What the Research Shows About Belonging

Research conducted at the University of Queensland studying ritual participation and group cohesion found that groups who performed synchronized actions together showed higher rates of reported social bonding and were significantly more willing to contribute to group costs in subsequent economic games. The ritual did not just signal belonging — it produced belonging through the shared physical experience. The mechanism appears to involve what researchers call identity fusion — a state in which the boundary between personal identity and group identity becomes permeable. Participants in highly synchronized rituals report feeling that the group's experience is their experience, that what happens to the group matters to them personally. This is the emotional substrate of genuine community, and it is produced more reliably by shared ritual action than by shared belief. This is an uncomfortable finding for rationalist-leaning communities that have shed religious practice without replacing it. Shared belief — agreement on facts and values — does not produce identity fusion the way shared embodied practice does. You can agree about everything with a group of people and still not feel that you belong to them.

A Tangent About Secular Funeral Practice

When communities lose ritual frameworks, the absence tends to become visible most acutely around death. Death is among the experiences for which ritual was most clearly adaptive: it provides a structured way for the community to gather, to acknowledge what happened, to mark the transition, and to support those most directly affected. Secular communities that have abandoned religious funeral practice often find themselves improvising — death notices without services, memorial Facebook posts, gatherings without form. Some of this improvisation is creative and genuine. Some of it leaves the bereaved feeling that something is missing without being able to name what. Anthropologists studying grief practices across cultures at the Max Planck Institute for Social Anthropology have documented that the specific content of funeral rituals matters far less than their presence: communities with ritual mourning frameworks consistently show faster social reintegration of bereaved individuals than communities where death is largely privatized. The ritual does not explain the grief. It holds the community around the person in it.

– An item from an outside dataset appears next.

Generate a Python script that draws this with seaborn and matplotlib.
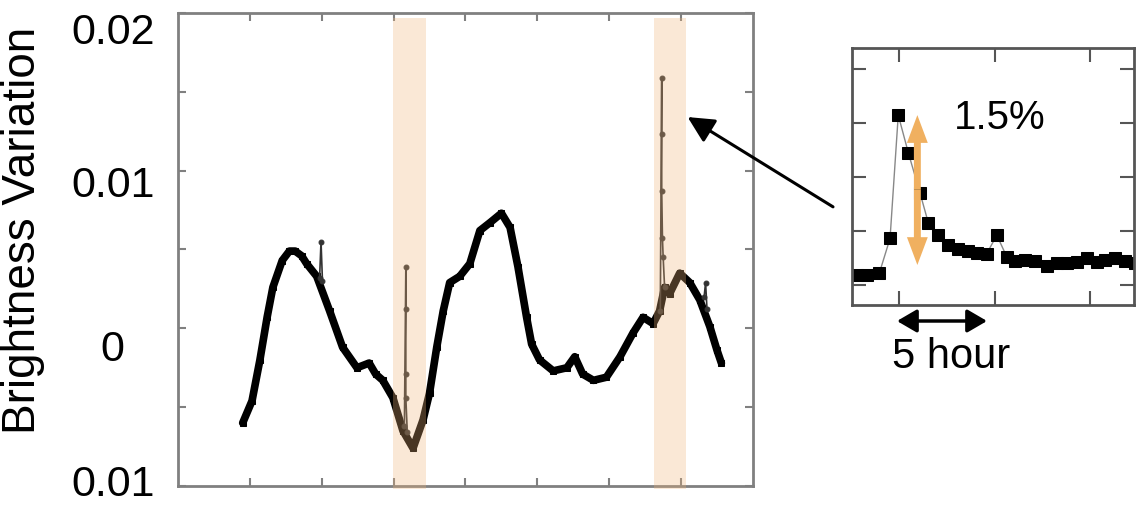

What Secular Rituals Are Already Doing

The interesting empirical question is not whether secular people participate in rituals, but which rituals. Running cultures have their races, their finisher medals, their community long runs. Recovery communities have their meetings, their chips, their slogans repeated in unison. Sports cultures have the pregame routine, the shared food, the synchronized watching. Workplaces have their onboarding rituals, their team celebrations, their annual traditions. None of these require supernatural belief. All of them function the same way religious rituals function: through repetition, formalization, shared embodied action, and the creation of a "we" that exceeds the sum of its individual members. The secular community that treats its rituals as merely functional — the meeting as a meeting, not as a ritual; the team lunch as nutrition, not as ceremony — tends to extract less from them than the community that understands what it is doing when it does them.

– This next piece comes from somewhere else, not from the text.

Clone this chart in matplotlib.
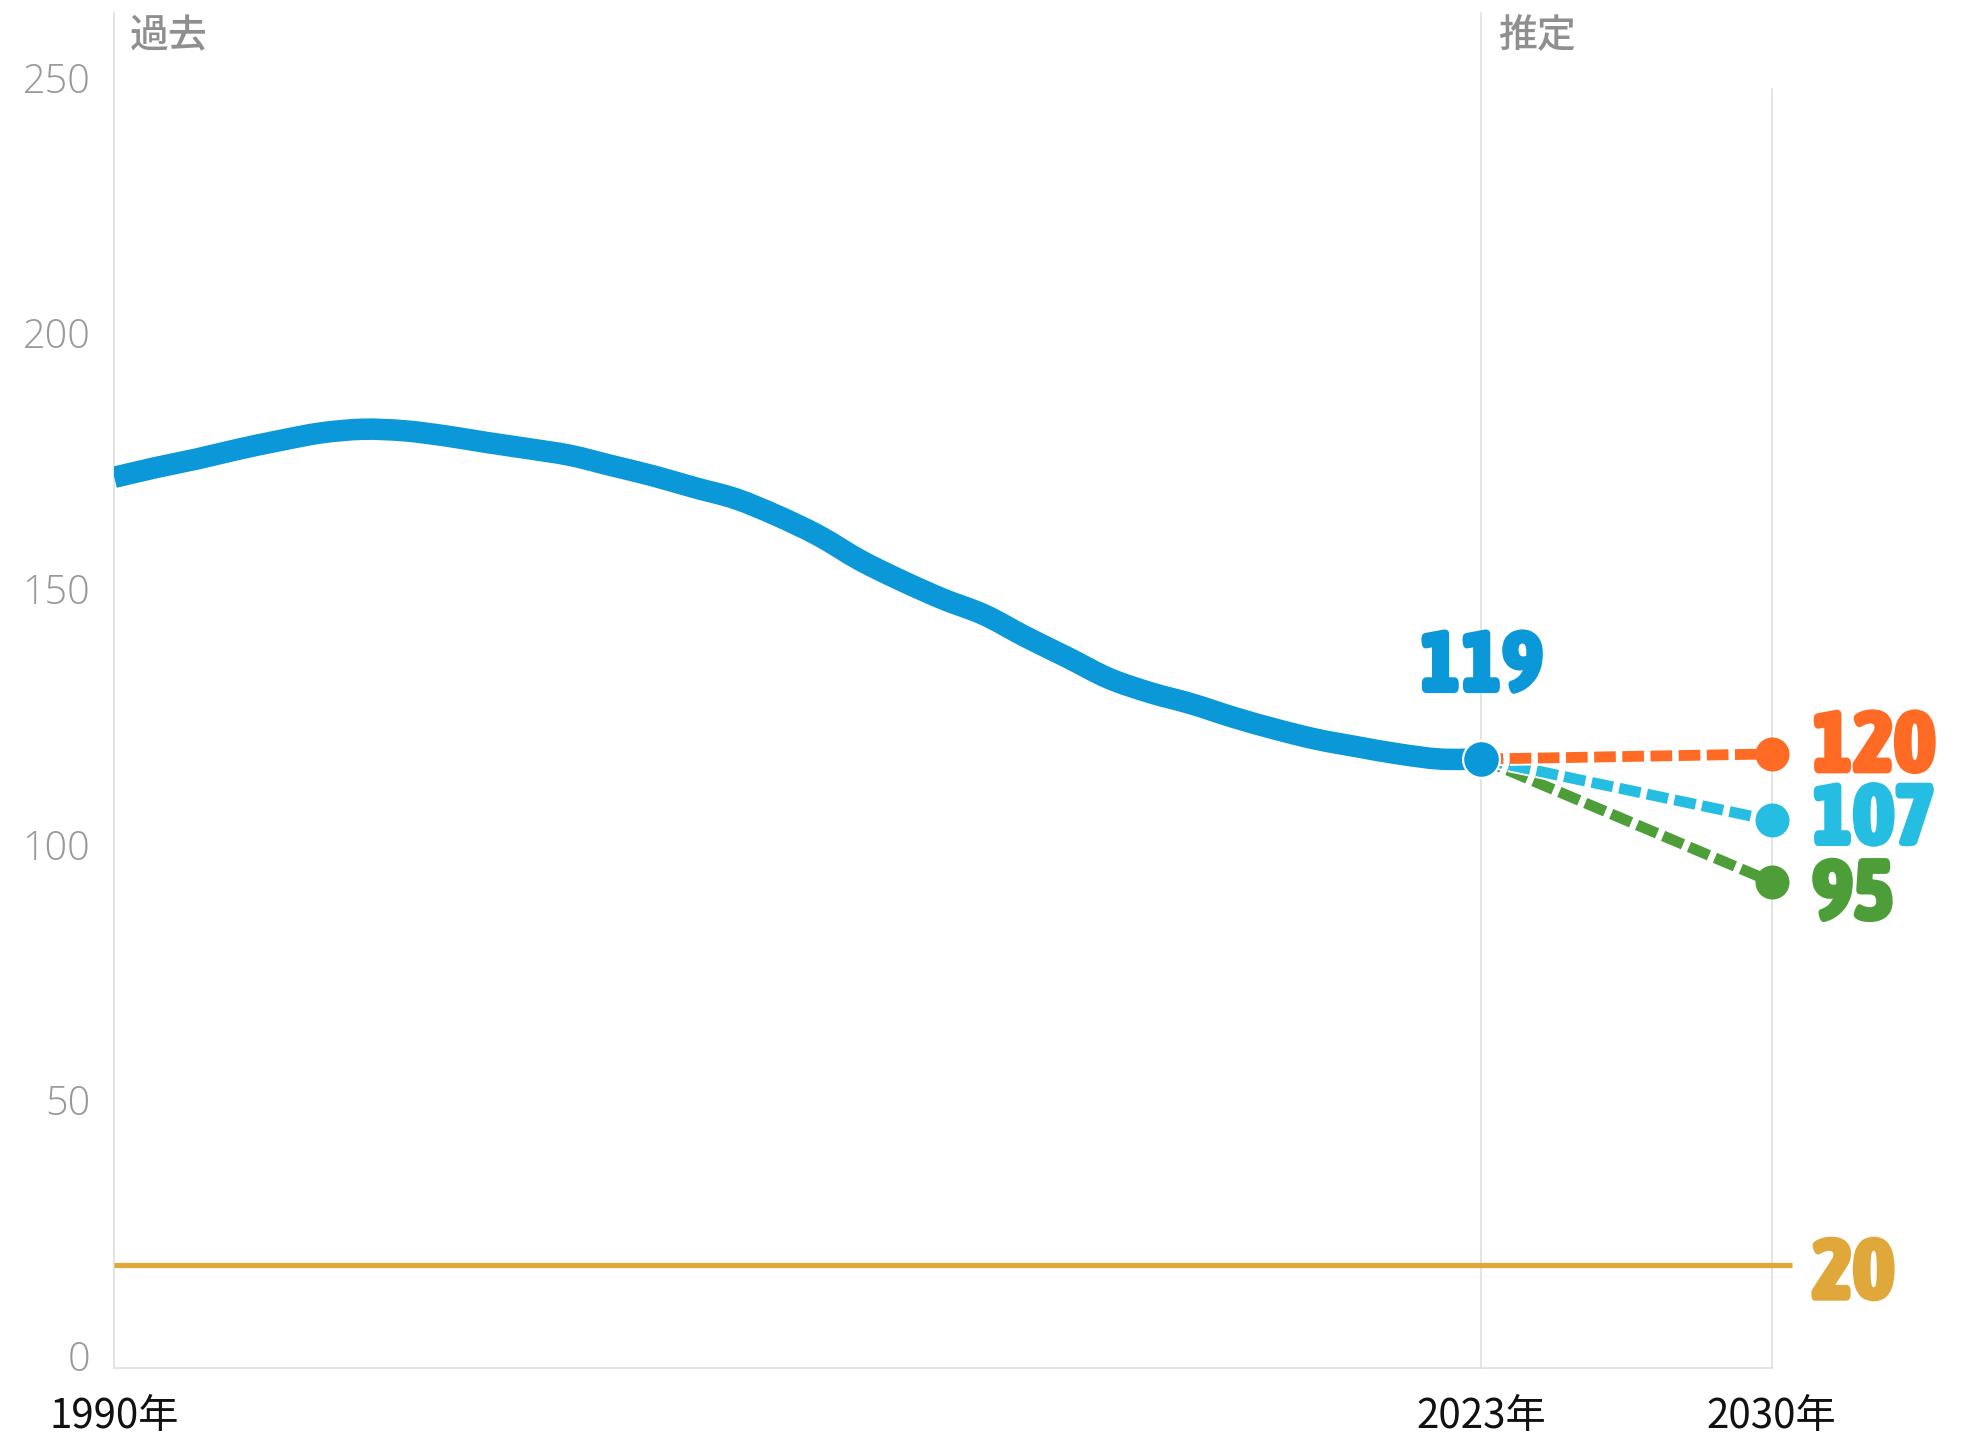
import matplotlib
matplotlib.use("Agg")
import matplotlib.pyplot as plt
from matplotlib.transforms import ScaledTranslation
from matplotlib.path import Path
from matplotlib.patches import PathPatch
from matplotlib import font_manager as fm
import matplotlib.patheffects as pe

# ---------------- data ----------------
years = list(range(1990, 2024))
history = [174.1, 176.0, 177.7, 179.6, 181.3, 182.8, 183.5, 183.2, 182.2, 180.9,
           179.7, 178.4, 176.4, 174.4, 172.1, 169.9, 166.6, 162.7, 157.9, 153.9,
           150.3, 147.2, 142.9, 138.9, 134.8, 132.0, 129.8, 127.2, 124.9, 122.9,
           121.4, 120.0, 119.0, 119.0]
proj_years = [2023, 2030]
proj_high = [119, 120]
proj_mid = [119, 107]
proj_low = [119, 95]
target = 20
yticks = [0, 50, 100, 150, 200, 250]
xticks = [1990, 2023, 2030]
xtick_labels = ["1990年", "2023年", "2030年"]
label_past = "過去"
label_future = "推定"

# ---------------- style ----------------
BLUE = "#0a98d8"
ORANGE = "#ff6b24"
CYAN = "#26bde2"
GREEN = "#4d9e38"
GOLD = "#e0a83a"
GRID = "#dcdcdc"
GRAYTXT = "#999999"
CJK = ["Noto Sans CJK JP", "DejaVu Sans"]
TICKF = ["Open Sans", "DejaVu Sans"]


def pick_number_font():
    """Find a heavy condensed face among installed fonts."""
    best = None
    for f in fm.fontManager.ttflist:
        w = f.weight if isinstance(f.weight, int) else {"bold": 700, "heavy": 800, "black": 900,
                                                        "extra bold": 800, "semibold": 600}.get(str(f.weight).lower(), 400)
        narrow = ("narrow" in f.name.lower() or "condensed" in f.name.lower()
                  or "condensed" in str(f.stretch).lower())
        if narrow and w >= 700 and f.style == "normal":
            score = w
            if best is None or score > best[0]:
                best = (score, f.fname)
    if best is not None:
        return fm.FontProperties(fname=best[1])
    return fm.FontProperties(family=["Noto Sans CJK JP", "DejaVu Sans"], weight="black")


W, H, DPI = 1969, 1435, 100
fig = plt.figure(figsize=(W / DPI, H / DPI), dpi=DPI)
fig.patch.set_facecolor("white")

x0_px, y0_px = 114.3, 1367.5
px_per_year, px_per_unit = 41.43, 5.113
XMAX, YMAX = 2030.5, 265
ax = fig.add_axes([x0_px / W, (H - y0_px) / H,
                   (XMAX - 1990) * px_per_year / W, YMAX * px_per_unit / H])
ax.set_xlim(1990, XMAX)
ax.set_ylim(0, YMAX)
ax.axis("off")


def off(dx, dy):
    return ax.transData + ScaledTranslation(dx / DPI, dy / DPI, fig.dpi_scale_trans)


# grid / frame lines
ax.plot([1990, 1990], [0, YMAX], color=GRID, lw=1.1, zorder=1, clip_on=False)
ax.plot([2023, 2023], [0, YMAX], color=GRID, lw=1.1, zorder=1, clip_on=False)
ax.plot([2030, 2030], [0, 250], color=GRID, lw=1.1, zorder=1, clip_on=False)
ax.plot([1990, 2030], [0, 0], color=GRID, lw=1.1, zorder=1, clip_on=False)

# target line
ax.plot([1990, XMAX], [target, target], color=GOLD, lw=3.8, zorder=2,
        solid_capstyle="butt", clip_on=False)

# history: smooth curve through the read points (Catmull-Rom as cubic Bezier)
pts = list(zip(years, history))
verts = [pts[0]]
codes = [Path.MOVETO]
n = len(pts)
for i in range(n - 1):
    p0 = pts[max(i - 1, 0)]
    p1 = pts[i]
    p2 = pts[i + 1]
    p3 = pts[min(i + 2, n - 1)]
    c1 = (p1[0] + (p2[0] - p0[0]) / 6, p1[1] + (p2[1] - p0[1]) / 6)
    c2 = (p2[0] - (p3[0] - p1[0]) / 6, p2[1] - (p3[1] - p1[1]) / 6)
    verts += [c1, c2, p2]
    codes += [Path.CURVE4] * 3
ax.add_patch(PathPatch(Path(verts, codes), fill=False, edgecolor=BLUE, lw=15.5,
                       capstyle="butt", joinstyle="round", zorder=3))

# projections
white_edge = [pe.withStroke(linewidth=10.5, foreground="white")]
for vals, col, z in [(proj_low, GREEN, 4), (proj_mid, CYAN, 5), (proj_high, ORANGE, 6)]:
    ln, = ax.plot(proj_years, vals, color=col, lw=7.8, zorder=z,
                  dashes=(2.0, 0.6), dash_capstyle="butt", clip_on=False)
    ln.set_path_effects(white_edge)
    ax.plot([proj_years[1]], [vals[1]], "o", color=col, ms=24.5, mew=0,
            zorder=z + 3, clip_on=False)

ax.plot([2023], [history[-1]], "o", color=BLUE, ms=26.5, mec="white", mew=1.6,
        zorder=10, clip_on=False)

# y tick labels
for v in yticks:
    ax.text(1990, v, str(v), transform=off(-24, -3.5), ha="right", va="baseline",
            fontsize=28.5, color=GRAYTXT, family=TICKF, fontweight="light")

# x tick labels
for x, lab in zip(xticks, xtick_labels):
    ax.text(x, 0, lab, transform=off(0, -60.5), ha="center", va="baseline",
            fontsize=29, color="#111111", family=CJK)

# section labels
ax.text(1990, YMAX, label_past, transform=off(15, -35), ha="left", va="baseline",
        fontsize=28, color="#8f8f8f", family=CJK, fontweight="medium")
ax.text(2023, YMAX, label_future, transform=off(16.5, -35), ha="left", va="baseline",
        fontsize=28, color="#8f8f8f", family=CJK, fontweight="medium")

# value labels
numfp = pick_number_font()
numfp.set_size(63)
bold_fx = lambda c: [pe.withStroke(linewidth=1.5, foreground=c)]
t = ax.text(2023, history[-1], "119", transform=off(0, 67), ha="center", va="baseline",
            fontproperties=numfp, color=BLUE)
t.set_path_effects(bold_fx(BLUE))
for val, col, dy in [(proj_high[1], ORANGE, -18.4), (proj_mid[1], CYAN, -24.6),
                     (proj_low[1], GREEN, -38.6), (target, GOLD, -34.4)]:
    t = ax.text(2030, val, str(val), transform=off(40.5, dy), ha="left", va="baseline",
                fontproperties=numfp, color=col)
    t.set_path_effects(bold_fx(col))

fig.savefig("out.png", dpi=DPI, facecolor="white")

What Tribes Need From Ceremony

Every functioning community needs ways to mark entry, transition, and loss. Rituals of initiation define who belongs and what belonging means. Rituals of transition mark the movement from one status to another — teenager to adult, single to partnered, employee to retiree — giving the community a shared way to acknowledge what has changed. Rituals of mourning process collective loss rather than leaving individuals to grieve alone. Communities that lack these frameworks tend to handle transitions poorly. People leave without adequate acknowledgment, arrive without proper welcome, and lose people without any collective way to mark the absence. The community becomes less coherent over time, not because the people in it care less, but because nothing is doing the work that ceremony is designed to do. Building secular ritual is not nostalgic or regressive. It is a practical response to what communities actually need in order to hold together.